[Given records]
-- Start --
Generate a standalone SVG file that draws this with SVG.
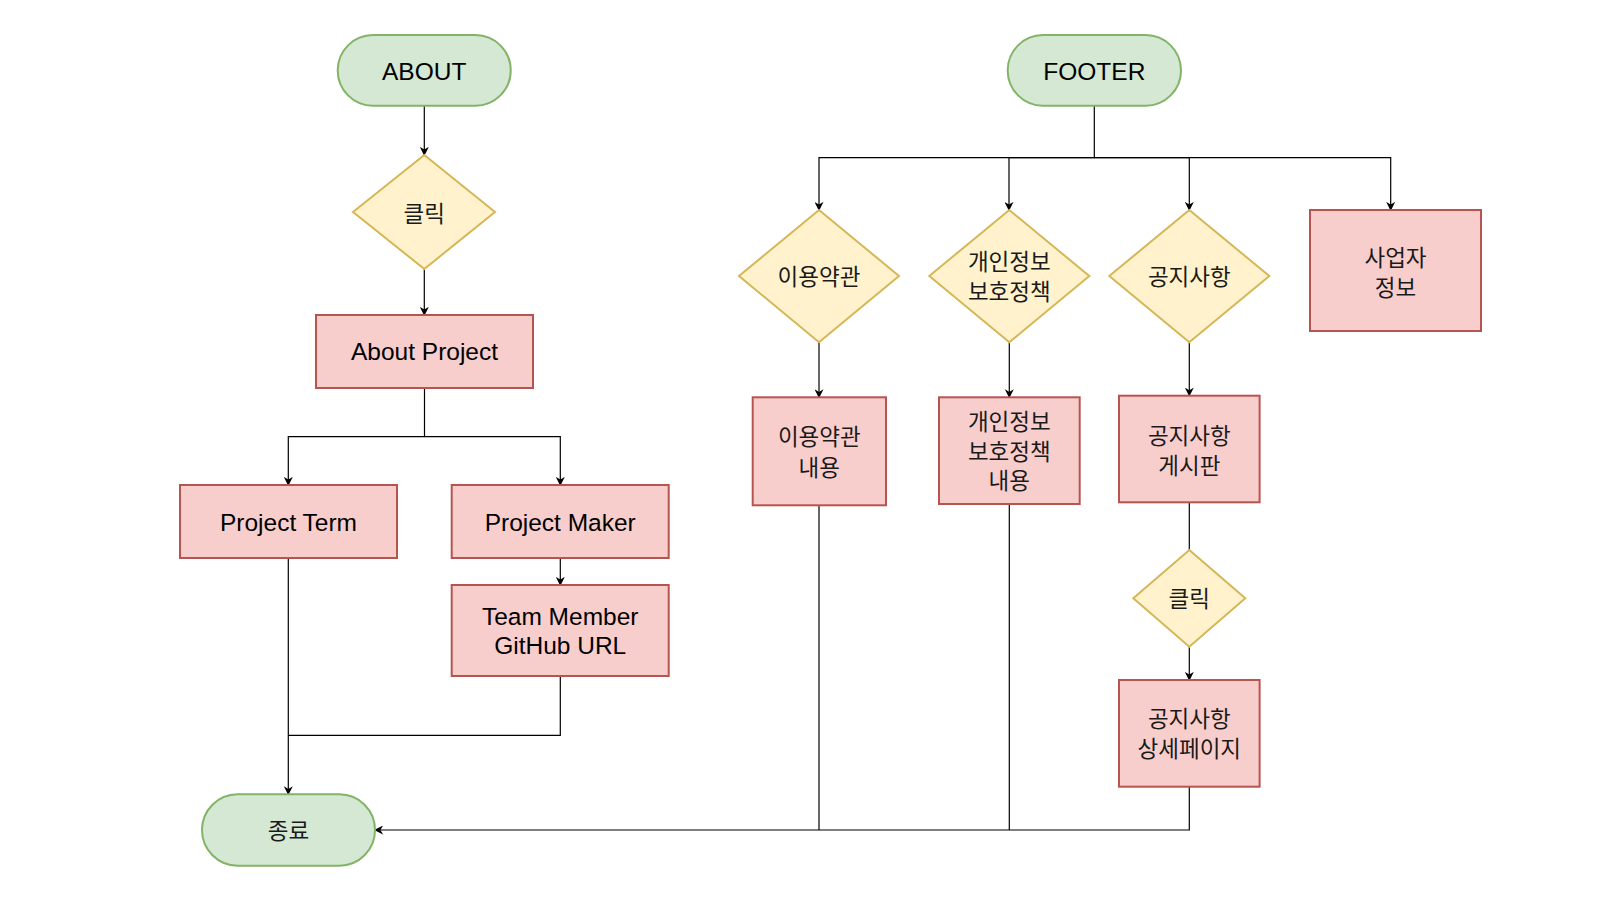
-- End --
-- Start --
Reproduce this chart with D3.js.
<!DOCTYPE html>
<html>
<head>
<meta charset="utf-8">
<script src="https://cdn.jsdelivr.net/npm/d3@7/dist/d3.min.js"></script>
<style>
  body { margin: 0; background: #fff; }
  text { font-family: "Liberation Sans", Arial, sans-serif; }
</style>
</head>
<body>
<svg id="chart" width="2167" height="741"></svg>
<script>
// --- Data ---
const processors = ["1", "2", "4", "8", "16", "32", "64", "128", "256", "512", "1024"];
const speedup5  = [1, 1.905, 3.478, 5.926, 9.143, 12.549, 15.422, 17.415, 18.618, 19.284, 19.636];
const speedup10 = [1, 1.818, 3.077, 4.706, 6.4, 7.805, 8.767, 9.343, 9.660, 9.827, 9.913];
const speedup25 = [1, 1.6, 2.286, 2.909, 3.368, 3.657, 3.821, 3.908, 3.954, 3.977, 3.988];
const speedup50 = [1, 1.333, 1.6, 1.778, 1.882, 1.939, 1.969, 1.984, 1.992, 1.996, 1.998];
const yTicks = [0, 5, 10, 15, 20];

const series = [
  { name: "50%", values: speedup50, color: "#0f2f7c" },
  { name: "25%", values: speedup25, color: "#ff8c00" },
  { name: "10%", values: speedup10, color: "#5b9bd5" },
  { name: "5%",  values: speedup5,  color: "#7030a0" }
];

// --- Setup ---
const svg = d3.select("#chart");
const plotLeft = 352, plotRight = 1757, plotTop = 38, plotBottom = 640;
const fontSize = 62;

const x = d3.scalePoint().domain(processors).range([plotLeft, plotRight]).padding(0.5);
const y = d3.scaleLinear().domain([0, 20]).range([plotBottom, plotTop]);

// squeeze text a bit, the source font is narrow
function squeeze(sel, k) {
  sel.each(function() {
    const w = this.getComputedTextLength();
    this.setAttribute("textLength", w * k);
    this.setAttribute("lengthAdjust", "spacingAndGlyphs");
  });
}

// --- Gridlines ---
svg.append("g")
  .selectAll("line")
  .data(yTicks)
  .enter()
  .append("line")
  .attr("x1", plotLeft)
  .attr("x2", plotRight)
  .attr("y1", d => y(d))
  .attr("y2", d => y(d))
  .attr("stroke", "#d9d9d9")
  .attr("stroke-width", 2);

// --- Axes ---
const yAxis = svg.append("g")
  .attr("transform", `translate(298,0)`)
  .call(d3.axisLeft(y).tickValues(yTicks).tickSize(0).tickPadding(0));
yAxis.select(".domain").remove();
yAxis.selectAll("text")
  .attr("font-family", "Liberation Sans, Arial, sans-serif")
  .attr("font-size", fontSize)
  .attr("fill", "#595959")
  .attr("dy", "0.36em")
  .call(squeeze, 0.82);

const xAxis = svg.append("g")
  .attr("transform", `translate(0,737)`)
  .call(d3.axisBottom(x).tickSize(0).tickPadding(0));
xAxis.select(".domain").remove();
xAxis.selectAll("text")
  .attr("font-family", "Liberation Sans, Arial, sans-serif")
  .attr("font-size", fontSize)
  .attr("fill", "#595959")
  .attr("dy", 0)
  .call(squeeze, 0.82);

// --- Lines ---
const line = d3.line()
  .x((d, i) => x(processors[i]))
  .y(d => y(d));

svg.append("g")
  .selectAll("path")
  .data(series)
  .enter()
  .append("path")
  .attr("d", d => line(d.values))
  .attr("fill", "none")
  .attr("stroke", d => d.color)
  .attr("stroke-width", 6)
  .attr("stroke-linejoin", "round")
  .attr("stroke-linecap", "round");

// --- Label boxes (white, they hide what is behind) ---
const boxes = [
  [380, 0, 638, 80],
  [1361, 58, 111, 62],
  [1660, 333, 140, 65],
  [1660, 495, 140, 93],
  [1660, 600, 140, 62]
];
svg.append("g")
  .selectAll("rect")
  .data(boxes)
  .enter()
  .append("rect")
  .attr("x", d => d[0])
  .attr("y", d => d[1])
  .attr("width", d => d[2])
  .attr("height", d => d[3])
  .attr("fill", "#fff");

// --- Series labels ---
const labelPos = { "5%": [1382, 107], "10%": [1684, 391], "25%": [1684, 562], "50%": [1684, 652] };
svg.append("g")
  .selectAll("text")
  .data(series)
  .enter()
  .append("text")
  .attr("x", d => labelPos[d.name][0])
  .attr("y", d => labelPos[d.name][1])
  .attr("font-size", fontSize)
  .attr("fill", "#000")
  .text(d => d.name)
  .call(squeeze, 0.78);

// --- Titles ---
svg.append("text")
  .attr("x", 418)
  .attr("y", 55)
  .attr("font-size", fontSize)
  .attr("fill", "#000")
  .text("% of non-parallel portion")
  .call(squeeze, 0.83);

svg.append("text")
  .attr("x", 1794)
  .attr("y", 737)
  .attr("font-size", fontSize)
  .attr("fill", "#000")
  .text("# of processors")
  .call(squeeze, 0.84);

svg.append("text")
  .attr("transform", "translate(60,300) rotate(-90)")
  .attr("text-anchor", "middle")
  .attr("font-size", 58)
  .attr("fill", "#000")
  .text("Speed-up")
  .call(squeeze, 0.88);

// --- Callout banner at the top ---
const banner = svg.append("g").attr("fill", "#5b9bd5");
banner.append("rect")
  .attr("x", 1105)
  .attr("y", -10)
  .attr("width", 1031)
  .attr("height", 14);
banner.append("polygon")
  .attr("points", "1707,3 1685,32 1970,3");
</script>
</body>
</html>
-- End --
-- Start --
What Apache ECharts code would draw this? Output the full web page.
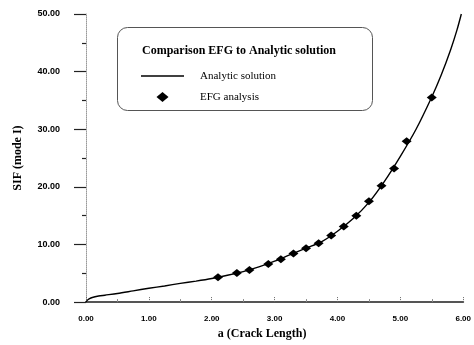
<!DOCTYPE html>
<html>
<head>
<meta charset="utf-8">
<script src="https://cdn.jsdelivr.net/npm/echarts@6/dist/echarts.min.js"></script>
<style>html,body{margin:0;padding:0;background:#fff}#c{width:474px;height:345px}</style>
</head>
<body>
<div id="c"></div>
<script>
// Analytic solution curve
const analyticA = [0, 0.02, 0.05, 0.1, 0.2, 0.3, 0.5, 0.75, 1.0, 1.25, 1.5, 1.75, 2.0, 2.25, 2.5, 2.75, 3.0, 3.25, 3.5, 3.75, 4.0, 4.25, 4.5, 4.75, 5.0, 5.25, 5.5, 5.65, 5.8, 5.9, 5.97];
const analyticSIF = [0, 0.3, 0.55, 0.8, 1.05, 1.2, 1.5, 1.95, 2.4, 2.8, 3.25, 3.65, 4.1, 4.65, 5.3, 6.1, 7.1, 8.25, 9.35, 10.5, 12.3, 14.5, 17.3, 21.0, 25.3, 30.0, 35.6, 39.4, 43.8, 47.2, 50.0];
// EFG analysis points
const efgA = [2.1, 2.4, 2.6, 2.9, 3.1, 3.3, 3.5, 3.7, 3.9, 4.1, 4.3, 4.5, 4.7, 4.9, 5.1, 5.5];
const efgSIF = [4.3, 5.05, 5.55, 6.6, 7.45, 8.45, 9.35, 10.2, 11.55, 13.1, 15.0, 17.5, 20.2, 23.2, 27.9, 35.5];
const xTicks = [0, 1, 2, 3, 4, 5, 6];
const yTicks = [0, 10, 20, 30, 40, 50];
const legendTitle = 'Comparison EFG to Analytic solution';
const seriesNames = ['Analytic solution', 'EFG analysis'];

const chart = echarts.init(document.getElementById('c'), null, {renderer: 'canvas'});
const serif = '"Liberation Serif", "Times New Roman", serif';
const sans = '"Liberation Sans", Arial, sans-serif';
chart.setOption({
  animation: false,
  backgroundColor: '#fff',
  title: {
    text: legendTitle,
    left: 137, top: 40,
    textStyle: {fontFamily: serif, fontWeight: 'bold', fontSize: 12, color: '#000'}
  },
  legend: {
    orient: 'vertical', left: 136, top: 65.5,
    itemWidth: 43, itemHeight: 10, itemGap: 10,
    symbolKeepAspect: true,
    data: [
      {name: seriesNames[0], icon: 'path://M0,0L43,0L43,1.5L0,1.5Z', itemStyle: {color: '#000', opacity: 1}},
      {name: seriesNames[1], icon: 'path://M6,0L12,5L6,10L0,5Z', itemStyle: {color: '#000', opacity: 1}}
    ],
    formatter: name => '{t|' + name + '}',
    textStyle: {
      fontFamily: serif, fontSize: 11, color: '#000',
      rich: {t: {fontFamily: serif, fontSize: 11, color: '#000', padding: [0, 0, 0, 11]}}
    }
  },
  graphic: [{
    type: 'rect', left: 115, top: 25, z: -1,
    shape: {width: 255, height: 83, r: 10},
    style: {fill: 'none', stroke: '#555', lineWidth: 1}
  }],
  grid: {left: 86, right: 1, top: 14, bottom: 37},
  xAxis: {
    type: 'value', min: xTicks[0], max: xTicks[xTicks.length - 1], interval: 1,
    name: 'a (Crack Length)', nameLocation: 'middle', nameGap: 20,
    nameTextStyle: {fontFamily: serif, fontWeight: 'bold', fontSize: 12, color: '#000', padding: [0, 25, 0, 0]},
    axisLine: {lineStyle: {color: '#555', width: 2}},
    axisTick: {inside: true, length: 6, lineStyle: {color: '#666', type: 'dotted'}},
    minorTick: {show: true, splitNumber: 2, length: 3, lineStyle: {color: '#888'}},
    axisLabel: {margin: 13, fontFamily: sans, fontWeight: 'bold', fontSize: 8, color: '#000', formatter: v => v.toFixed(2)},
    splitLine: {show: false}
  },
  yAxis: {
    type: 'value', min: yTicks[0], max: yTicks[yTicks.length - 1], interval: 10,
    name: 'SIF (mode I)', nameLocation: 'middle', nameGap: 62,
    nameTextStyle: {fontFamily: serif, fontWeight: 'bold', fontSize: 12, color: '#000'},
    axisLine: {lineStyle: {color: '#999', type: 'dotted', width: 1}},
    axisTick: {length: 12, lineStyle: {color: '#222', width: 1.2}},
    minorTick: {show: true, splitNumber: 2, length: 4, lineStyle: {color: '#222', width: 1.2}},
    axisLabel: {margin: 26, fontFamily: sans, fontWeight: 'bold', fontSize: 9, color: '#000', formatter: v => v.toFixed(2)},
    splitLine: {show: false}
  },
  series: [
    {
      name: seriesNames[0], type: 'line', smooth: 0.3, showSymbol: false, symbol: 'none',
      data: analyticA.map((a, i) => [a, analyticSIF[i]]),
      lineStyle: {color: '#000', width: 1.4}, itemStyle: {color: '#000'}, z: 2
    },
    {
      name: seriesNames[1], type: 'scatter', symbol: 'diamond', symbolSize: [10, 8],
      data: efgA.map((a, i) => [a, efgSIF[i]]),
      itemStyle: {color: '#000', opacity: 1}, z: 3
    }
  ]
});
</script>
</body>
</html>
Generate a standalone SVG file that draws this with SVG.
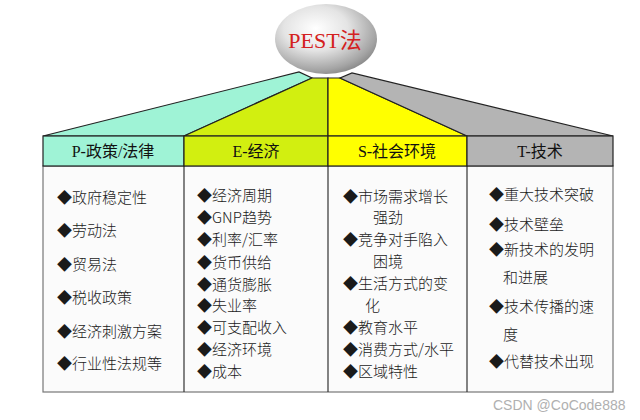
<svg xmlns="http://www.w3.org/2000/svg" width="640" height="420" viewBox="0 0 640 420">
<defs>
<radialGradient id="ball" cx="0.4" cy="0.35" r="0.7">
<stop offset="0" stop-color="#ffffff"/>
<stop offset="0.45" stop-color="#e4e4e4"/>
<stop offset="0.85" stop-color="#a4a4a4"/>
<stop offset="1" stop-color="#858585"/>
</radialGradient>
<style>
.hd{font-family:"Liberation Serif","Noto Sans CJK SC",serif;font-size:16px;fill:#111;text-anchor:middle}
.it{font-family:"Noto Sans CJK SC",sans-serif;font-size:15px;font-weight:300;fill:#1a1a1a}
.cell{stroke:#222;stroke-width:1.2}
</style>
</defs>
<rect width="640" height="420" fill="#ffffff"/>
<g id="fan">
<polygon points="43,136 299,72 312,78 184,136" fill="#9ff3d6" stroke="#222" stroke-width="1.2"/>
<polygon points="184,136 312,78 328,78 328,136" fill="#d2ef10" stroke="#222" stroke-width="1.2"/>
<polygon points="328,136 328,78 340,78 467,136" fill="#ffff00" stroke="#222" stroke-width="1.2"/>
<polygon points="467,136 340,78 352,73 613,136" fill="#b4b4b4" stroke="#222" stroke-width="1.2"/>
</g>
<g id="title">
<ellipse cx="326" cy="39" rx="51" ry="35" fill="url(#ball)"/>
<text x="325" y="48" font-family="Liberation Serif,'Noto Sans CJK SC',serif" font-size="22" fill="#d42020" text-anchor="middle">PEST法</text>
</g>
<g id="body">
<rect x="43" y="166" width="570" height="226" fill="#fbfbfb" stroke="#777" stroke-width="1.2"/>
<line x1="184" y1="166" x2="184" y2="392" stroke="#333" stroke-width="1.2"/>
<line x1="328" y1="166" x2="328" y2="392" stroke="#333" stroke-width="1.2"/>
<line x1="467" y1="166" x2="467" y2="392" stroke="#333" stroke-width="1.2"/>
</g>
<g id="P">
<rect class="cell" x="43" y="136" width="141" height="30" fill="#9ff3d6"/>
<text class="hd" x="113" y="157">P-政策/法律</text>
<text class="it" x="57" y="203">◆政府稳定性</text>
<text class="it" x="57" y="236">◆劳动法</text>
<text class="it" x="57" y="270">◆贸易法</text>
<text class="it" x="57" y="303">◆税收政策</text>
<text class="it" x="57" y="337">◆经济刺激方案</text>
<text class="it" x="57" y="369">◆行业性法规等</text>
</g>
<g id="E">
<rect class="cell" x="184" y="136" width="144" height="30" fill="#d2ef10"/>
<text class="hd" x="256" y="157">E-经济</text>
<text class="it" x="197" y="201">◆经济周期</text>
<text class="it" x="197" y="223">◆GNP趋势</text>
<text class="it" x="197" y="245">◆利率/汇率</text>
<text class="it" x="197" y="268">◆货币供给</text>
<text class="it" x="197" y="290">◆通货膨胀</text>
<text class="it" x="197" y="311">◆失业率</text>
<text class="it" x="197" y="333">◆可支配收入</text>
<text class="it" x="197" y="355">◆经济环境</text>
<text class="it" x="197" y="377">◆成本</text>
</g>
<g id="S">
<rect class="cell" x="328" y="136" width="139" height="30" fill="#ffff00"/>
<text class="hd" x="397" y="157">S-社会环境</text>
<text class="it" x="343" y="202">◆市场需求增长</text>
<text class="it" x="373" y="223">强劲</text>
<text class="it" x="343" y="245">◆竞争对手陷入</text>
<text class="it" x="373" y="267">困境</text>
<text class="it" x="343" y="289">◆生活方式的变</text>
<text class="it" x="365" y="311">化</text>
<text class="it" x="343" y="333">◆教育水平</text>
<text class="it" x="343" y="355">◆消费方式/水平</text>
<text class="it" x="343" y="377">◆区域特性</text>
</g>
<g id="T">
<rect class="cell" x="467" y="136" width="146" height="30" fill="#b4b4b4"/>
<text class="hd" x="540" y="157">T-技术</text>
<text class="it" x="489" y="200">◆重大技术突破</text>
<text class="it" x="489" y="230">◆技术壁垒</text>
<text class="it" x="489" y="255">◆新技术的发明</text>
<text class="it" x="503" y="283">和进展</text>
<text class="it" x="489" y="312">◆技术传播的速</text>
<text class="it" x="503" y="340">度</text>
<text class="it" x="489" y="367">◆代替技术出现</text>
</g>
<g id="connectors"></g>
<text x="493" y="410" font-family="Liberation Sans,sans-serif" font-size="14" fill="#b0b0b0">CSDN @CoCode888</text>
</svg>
-- End --
[Your objective] Return all lines with the word "this" in them.

[Exercise solution]
Generate a standalone SVG file that draws this with SVG.
Reproduce this chart with D3.js.
    const w = this.getComputedTextLength();
    this.setAttribute("textLength", w * k);
    this.setAttribute("lengthAdjust", "spacingAndGlyphs");
What Apache ECharts code would draw this? Output the full web page.
Generate a standalone SVG file that draws this with SVG.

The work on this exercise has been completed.